The Court held that a TiB could not require a bankrupt to convert excluded property (in the form of pension rights) into income. The judge commented that the court had not been “referred to any authority which supported the proposition”, and noted analogous situations: it “was common ground, for example, that a trustee could not require a bankrupt to work so as to receive a salary that might be subject to an IPO”; nor could a bankrupt be forced to request a payment from a discretionary trust of which they were a beneficiary.

The Court noted that there is power under the Insolvency Act 1986 which permits the recovery of excessive pension contributions if the bankrupt is considered to have attempted to abuse the protection of the WRPA and thereby unfairly prejudiced their creditors. The judge cited this as evidence that Parliament has decided to draw a line between “protecting the interests of creditors on the one hand and safeguarding the savings of private pension holders on the other.”
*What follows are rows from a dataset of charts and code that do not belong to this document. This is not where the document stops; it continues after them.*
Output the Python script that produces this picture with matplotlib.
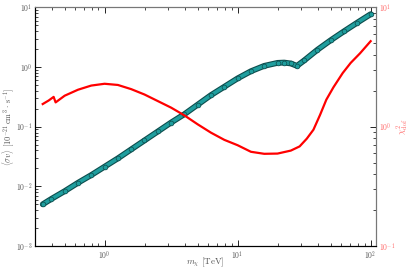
import numpy as np
import matplotlib
matplotlib.use("Agg")
import matplotlib.pyplot as plt
from matplotlib.ticker import LogLocator, FuncFormatter, NullFormatter

plt.rcParams['mathtext.fontset'] = 'cm'
plt.rcParams['font.family'] = 'DejaVu Serif'

# log10 of mass [TeV] and cross section for the fitted curve
sv_logm = [-0.465, -0.40, -0.30, -0.20, -0.10, 0.00, 0.10, 0.20, 0.30, 0.40,
           0.50, 0.60, 0.70, 0.80, 0.90, 1.00, 1.10, 1.20, 1.30, 1.35,
           1.40, 1.446, 1.50, 1.60, 1.70, 1.80, 1.90, 2.00]
sv_logv = [-2.30, -2.21, -2.08, -1.94, -1.81, -1.67, -1.53, -1.38, -1.23, -1.08,
           -0.93, -0.79, -0.63, -0.47, -0.33, -0.19, -0.07, 0.02, 0.07, 0.075,
           0.06, 0.02, 0.11, 0.29, 0.45, 0.60, 0.745, 0.886]

# log10 of mass and reduced chi^2
chi_logm = [-0.465, -0.42, -0.383, -0.368, -0.30, -0.20, -0.10, 0.00, 0.10, 0.20,
            0.30, 0.40, 0.50, 0.60, 0.70, 0.80, 0.90, 1.00, 1.10, 1.20,
            1.30, 1.40, 1.466, 1.52, 1.57, 1.62, 1.667, 1.72, 1.79, 1.85,
            1.92, 2.00]
chi_logv = [0.19, 0.22, 0.25, 0.204, 0.26, 0.31, 0.345, 0.36, 0.35, 0.315,
            0.27, 0.215, 0.16, 0.095, 0.02, -0.05, -0.11, -0.155, -0.21, -0.227,
            -0.225, -0.20, -0.165, -0.10, -0.025, 0.10, 0.227, 0.33, 0.45, 0.535,
            0.615, 0.717]

sv_m = 10 ** np.array(sv_logm)
sv = 10 ** np.array(sv_logv)
chi_m = 10 ** np.array(chi_logm)
chi = 10 ** np.array(chi_logv)

fig = plt.figure(figsize=(4.12, 2.74), dpi=100)
ax = fig.add_axes([0.085, 0.102, 0.828, 0.871])
ax2 = ax.twinx()

ax.plot(sv_m, sv, '-', color='#0d4d4d', lw=4.2, solid_capstyle='round', zorder=2)
ax.plot(sv_m, sv, '-', color='#1f9e9e', lw=2.6, zorder=3)
ax.plot(sv_m, sv, 'o', ms=3.4, mfc='#1f9e9e', mec='#0d4d4d', mew=0.5, zorder=4)

ax2.plot(chi_m, chi, '-', color='red', lw=1.6)

def fmt(v, pos):
    return r'$10^{%d}$' % int(round(np.log10(v)))

ax.set_xscale('log')
ax.set_yscale('log')
ax2.set_yscale('log')
ax.set_xlim(0.3, 110)
ax.set_ylim(1e-3, 1e1)
ax2.set_ylim(1e-1, 1e1)

for a in (ax, ax2):
    a.xaxis.set_major_formatter(FuncFormatter(fmt))
    a.yaxis.set_major_formatter(FuncFormatter(fmt))
    a.yaxis.set_minor_formatter(NullFormatter())
    a.yaxis.set_major_locator(LogLocator(base=10))
    a.yaxis.set_minor_locator(LogLocator(base=10, subs=np.arange(2, 10)))

ax.tick_params(which='both', direction='in', top=True, labelsize=5.5,
               labelcolor='#555555', pad=2)
ax.tick_params(which='major', length=4, width=0.6)
ax.tick_params(which='minor', length=2, width=0.5)
ax2.tick_params(which='both', direction='in', labelsize=5.5,
                labelcolor='#ff6666', pad=2)
ax2.tick_params(which='major', length=4, width=0.6)
ax2.tick_params(which='minor', length=2, width=0.5)

ax.set_xlabel(r'$m_\chi\ [\mathrm{TeV}]$', fontsize=6.5, color='#555555',
              va='center', ha='center')
ax.set_ylabel(r'$\langle\sigma v\rangle\ [10^{-21}\,\mathrm{cm}^3\cdot\,\mathrm{s}^{-1}]$',
              fontsize=6, color='#555555', va='center', ha='center', rotation=90)
ax2.set_ylabel(r'$\chi^2_{\rm dof}$', fontsize=6.5, color='#ff6666',
               va='center', ha='center', rotation=90)
ax.xaxis.set_label_coords(0.5, -0.067)
ax.yaxis.set_label_coords(-0.077, 0.5)
ax2.yaxis.set_label_coords(1.076, 0.5)

for a in (ax, ax2):
    a.spines['top'].set_color('#777777')
    a.spines['right'].set_color('#777777')
    a.spines['left'].set_color('black')
    a.spines['bottom'].set_color('black')

fig.savefig('out.png', dpi=100)
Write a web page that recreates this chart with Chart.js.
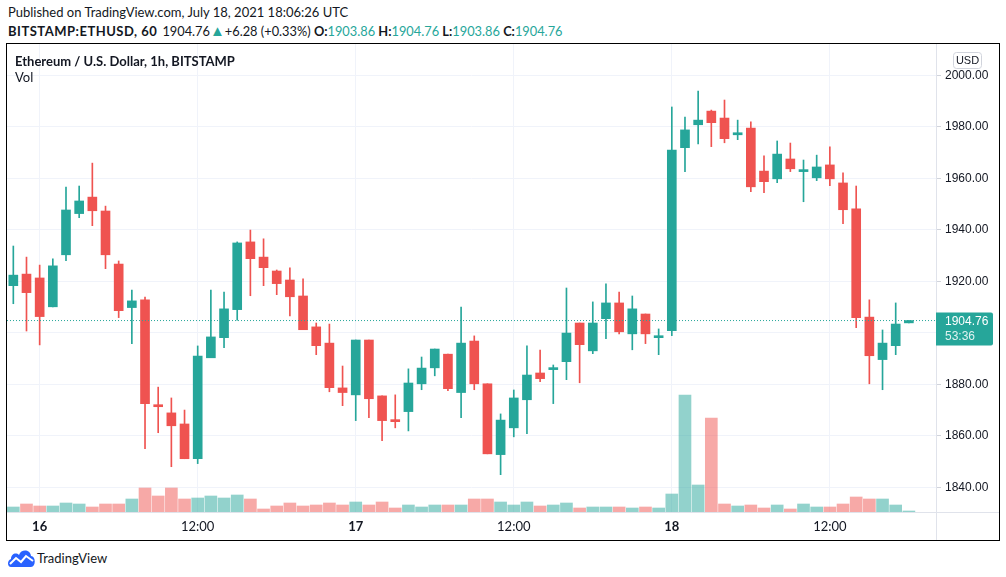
<!DOCTYPE html>
<html>
<head>
<meta charset="utf-8">
<script src="https://cdn.jsdelivr.net/npm/chart.js@4.4.1/dist/chart.umd.min.js"></script>
<style>
  body { margin: 0; width: 1006px; height: 577px; background: #fff; position: relative; overflow: hidden;
         font-family: Lato, "Open Sans", sans-serif; color: #131722; }
  .line { position: absolute; left: 8px; font-size: 13px; white-space: nowrap; }
  .b { font-weight: bold; }
  .t { color: #26a69a; }
  #frame { position: absolute; left: 6px; top: 43px; width: 992px; height: 496px; border: 1px solid #000; }
  #frame canvas { position: absolute; left: 0; top: 0; }
  .pane { position: absolute; left: 15px; font-size: 13px; z-index: 2; }
  #logo { position: absolute; left: 7px; top: 548px; display: flex; align-items: center; font-size: 13px; }
</style>
</head>
<body>
<div class="line" style="top:4px">Published on TradingView.com, July 18, 2021 18:06:26 UTC</div>
<div class="line" style="top:21px"><span class="b" style="letter-spacing:0.5px;margin-right:5px">BITSTAMP:ETHUSD, 60</span><span style="font-size:12.8px">1904.76<span class="t" style="font-size:15px">&#9650;</span>+6.28 (+0.33%) <span class="b">O:</span><span class="t">1903.86</span> <span class="b">H:</span><span class="t">1904.76</span> <span class="b">L:</span><span class="t">1903.86</span> <span class="b">C:</span><span class="t">1904.76</span></span></div>
<div id="frame"><canvas id="chart" width="992" height="496"></canvas></div>
<div class="pane" style="top:53px;font-weight:bold">Ethereum / U.S. Dollar, 1h, BITSTAMP</div>
<div class="pane" style="top:69px">Vol</div>
<div id="logo">
  <svg width="29" height="20" viewBox="0 0 29 20">
    <path d="M4 19 C0 19 0 12 4 11 C4 6 9 4 12 7 C14 1 23 1 24 8 C29 8 29 19 24 19 Z" fill="#2962ff"/>
    <polyline points="3,16 9,10 14,14 19,8 26,13" fill="none" stroke="#fff" stroke-width="2"/>
  </svg>
  <span style="margin-left:1px">TradingView</span>
</div>
<script>
// hourly candles, 15 Jul 22:00 .. 18 Jul 18:00 UTC
const opens = [1918.3, 1922.8, 1921.3, 1910.1, 1930.3, 1946.3, 1952.7, 1947.3, 1926.7, 1909.8,
  1912.8, 1872.0, 1868.9, 1864.6, 1851.1, 1890.3, 1898.1, 1909.0, 1935.3, 1929.4,
  1924.0, 1920.5, 1914.3, 1902.3, 1896.0, 1878.6, 1875.9, 1897.2, 1875.5, 1866.1,
  1869.4, 1880.2, 1886.4, 1891.7, 1876.8, 1896.8, 1880.2, 1852.7, 1863.1, 1874.0,
  1884.4, 1885.7, 1888.8, 1903.8, 1893.0, 1905.5, 1911.6, 1899.6, 1907.3, 1898.1,
  1900.8, 1971.9, 1980.8, 1986.1, 1983.4, 1976.9, 1979.5, 1962.8, 1959.8, 1967.5,
  1962.6, 1960.2, 1965.2, 1958.2, 1948.1, 1906.1, 1889.6, 1895.0, 1903.86];
const highs = [1933.7, 1929.4, 1926.3, 1928.7, 1956.6, 1957.0, 1965.9, 1949.2, 1927.9, 1916.6,
  1913.9, 1878.9, 1874.7, 1870.0, 1894.9, 1916.6, 1915.8, 1935.3, 1939.9, 1936.5,
  1924.4, 1925.2, 1921.0, 1903.8, 1903.4, 1887.1, 1897.2, 1897.2, 1875.5, 1875.9,
  1886.0, 1890.6, 1893.7, 1891.7, 1910.0, 1898.8, 1880.2, 1868.5, 1877.8, 1894.9,
  1893.3, 1887.5, 1917.4, 1903.8, 1912.0, 1919.0, 1915.8, 1914.3, 1907.3, 1901.5,
  1987.7, 1983.8, 1993.9, 1986.5, 1990.4, 1982.6, 1981.9, 1968.7, 1974.5, 1973.7,
  1967.1, 1969.0, 1972.2, 1962.1, 1957.0, 1912.8, 1901.1, 1911.6, 1904.76];
const lows = [1911.3, 1900.7, 1895.3, 1910.1, 1928.0, 1944.7, 1941.6, 1924.9, 1905.9, 1895.8,
  1855.0, 1861.2, 1848.0, 1851.1, 1849.2, 1890.3, 1894.2, 1904.9, 1914.4, 1918.3,
  1914.8, 1906.6, 1901.2, 1891.5, 1877.1, 1871.7, 1865.9, 1867.0, 1858.1, 1863.1,
  1861.9, 1877.9, 1883.3, 1877.5, 1867.0, 1877.9, 1853.0, 1844.9, 1859.6, 1860.8,
  1881.0, 1872.5, 1881.8, 1880.6, 1891.9, 1897.7, 1899.6, 1893.4, 1895.8, 1891.5,
  1898.9, 1962.6, 1973.4, 1972.3, 1973.8, 1975.0, 1954.8, 1954.4, 1958.3, 1962.6,
  1950.9, 1959.1, 1957.1, 1942.4, 1902.0, 1880.2, 1877.9, 1891.5, 1903.86];
const closes = [1922.4, 1915.6, 1906.3, 1926.0, 1947.7, 1951.2, 1947.4, 1930.3, 1908.6, 1912.4,
  1872.5, 1871.3, 1863.9, 1851.1, 1891.0, 1898.4, 1909.3, 1934.9, 1928.8, 1925.3,
  1919.1, 1914.0, 1901.2, 1895.0, 1878.7, 1876.8, 1897.2, 1874.4, 1865.9, 1865.5,
  1880.5, 1886.3, 1893.7, 1878.3, 1896.0, 1880.2, 1853.0, 1866.1, 1874.7, 1883.6,
  1882.2, 1886.3, 1899.9, 1895.4, 1903.8, 1911.6, 1900.4, 1909.3, 1899.6, 1898.6,
  1971.0, 1978.8, 1982.6, 1981.6, 1975.4, 1977.7, 1956.7, 1958.7, 1969.4, 1963.7,
  1963.2, 1964.4, 1959.8, 1947.8, 1905.9, 1891.1, 1896.0, 1903.4, 1904.76];
const volumes = [250, 400, 300, 300, 450, 400, 250, 400, 400, 650,
  1200, 800, 1200, 650, 700, 800, 700, 850, 650, 150,
  300, 450, 300, 350, 450, 350, 500, 350, 500, 200,
  350, 250, 350, 350, 350, 650, 650, 500, 350, 500,
  300, 350, 450, 200, 250, 250, 250, 200, 250, 200,
  900, 5850, 1350, 4700, 400, 300, 350, 200, 350, 150,
  400, 250, 250, 400, 750, 650, 650, 350, 50];
const timeTickPos = [2, 14, 26, 38, 50, 62];
const timeTickLabels = ['16', '12:00', '17', '12:00', '18', '12:00'];
const priceTicks = [1840, 1860, 1880, 1900, 1920, 1940, 1960, 1980, 2000];
const lastPrice = 1904.76;
const countdown = '53:36';

const UP = '#26a69a', DOWN = '#ef5350';
const UP_VOL = 'rgba(38,166,154,0.5)', DOWN_VOL = 'rgba(239,83,80,0.5)';
const X_MIN = -0.48, X_MAX = 70.06;

const isUp = opens.map((o, i) => closes[i] >= o);
const bodies = opens.map((o, i) => ({ x: i, y: [o, closes[i]] }));
const wicks = lows.map((l, i) => ({ x: i, y: [l, highs[i]] }));
const vols = volumes.map((v, i) => ({ x: i, y: v }));

const extras = {
  id: 'extras',
  afterDraw(chart) {
    const { ctx, chartArea: a, scales } = chart;
    ctx.save();
    ctx.strokeStyle = '#e0e3eb';
    ctx.lineWidth = 1;
    ctx.beginPath();
    ctx.moveTo(Math.round(a.right) + 0.5, 0);
    ctx.lineTo(Math.round(a.right) + 0.5, chart.height);
    ctx.moveTo(0, Math.round(a.bottom) + 0.5);
    ctx.lineTo(chart.width, Math.round(a.bottom) + 0.5);
    ctx.stroke();

    // last price label
    const py = scales.y.getPixelForValue(lastPrice);
    ctx.fillStyle = UP;
    ctx.beginPath();
    ctx.roundRect(a.right, py - 8, 57, 33, [0, 2, 2, 0]);
    ctx.fill();
    ctx.fillStyle = '#fff';
    ctx.font = '12px "Liberation Sans", Arial, sans-serif';
    ctx.textBaseline = 'middle';
    ctx.textAlign = 'left';
    ctx.fillText(lastPrice.toFixed(2), a.right + 9, py + 1);
    ctx.fillStyle = 'rgba(255,255,255,0.85)';
    ctx.fillText(countdown, a.right + 9, py + 16);

    // currency box
    ctx.strokeStyle = '#d1d4dc';
    ctx.beginPath();
    ctx.roundRect(a.right + 17.5, 8.5, 28, 16, 3);
    ctx.stroke();
    ctx.fillStyle = '#131722';
    ctx.font = '11px "Liberation Sans", Arial, sans-serif';
    ctx.textAlign = 'center';
    ctx.fillText('USD', a.right + 31.5, 17);
    ctx.restore();
  }
};

new Chart(document.getElementById('chart'), {
  type: 'bar',
  data: {
    datasets: [
      {
        type: 'line',
        data: [{ x: X_MIN, y: lastPrice }, { x: X_MAX, y: lastPrice }],
        borderColor: UP,
        borderWidth: 1,
        borderDash: [1, 2],
        pointRadius: 0,
        yAxisID: 'y',
        order: 0,
      },
      {
        data: bodies,
        backgroundColor: isUp.map(u => (u ? UP : DOWN)),
        barThickness: 9,
        minBarLength: 2,
        grouped: false,
        yAxisID: 'y',
        order: 1,
      },
      {
        data: wicks,
        backgroundColor: isUp.map(u => (u ? UP : DOWN)),
        barThickness: 1,
        grouped: false,
        yAxisID: 'y',
        order: 2,
      },
      {
        data: vols,
        backgroundColor: isUp.map(u => (u ? UP_VOL : DOWN_VOL)),
        barThickness: 12,
        grouped: false,
        yAxisID: 'yv',
        order: 3,
      },
    ],
  },
  options: {
    responsive: false,
    animation: false,
    layout: { padding: 0 },
    plugins: { legend: { display: false }, tooltip: { enabled: false } },
    scales: {
      x: {
        type: 'linear',
        offset: false,
        min: X_MIN,
        max: X_MAX,
        afterBuildTicks: s => { s.ticks = timeTickPos.map(v => ({ value: v })); },
        afterFit: s => { s.height = 28; s.paddingLeft = 0; s.paddingRight = 0; },
        grid: { color: '#f0f3fa', drawTicks: false, offset: false },
        border: { display: false },
        ticks: {
          padding: 7,
          color: '#131722',
          maxRotation: 0,
          font: c => ({ family: 'Lato, sans-serif', size: 13,
            weight: c.index % 2 === 0 ? 'bold' : 'normal' }),
          callback: (v, i) => timeTickLabels[i],
        },
      },
      y: {
        position: 'right',
        min: 1830.41,
        max: 2012.16,
        afterBuildTicks: s => { s.ticks = priceTicks.map(v => ({ value: v })); },
        afterFit: s => { s.width = 63; s.paddingTop = 0; s.paddingBottom = 0; },
        grid: { color: '#f0f3fa', tickLength: 5, tickColor: '#d1d4dc' },
        border: { display: false },
        ticks: {
          padding: 4,
          color: '#131722',
          font: { family: '"Liberation Sans", Arial, sans-serif', size: 12 },
          callback: v => v.toFixed(2),
        },
      },
      yv: {
        display: false,
        min: 0,
        max: 23400,
      },
    },
  },
  plugins: [extras],
});
</script>
</body>
</html>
Finally, the judge commented that, if the TiB were correct that an IPO should be made, the courts would have to determine the precise election that the bankrupt should make – both the amount of drawdown, and the manner of payment. She noted that the legislation specifies no such criteria, and agreed with the High Court judgment, that this is a “formidable obstacle to the trustee’s arguments”.

Comment

It is useful to now have clarity in this area.

It also removes some potential difficulties that the Raithatha scenario would have given rise to – for example, determining how and when benefits should be brought into payment when various options would be open.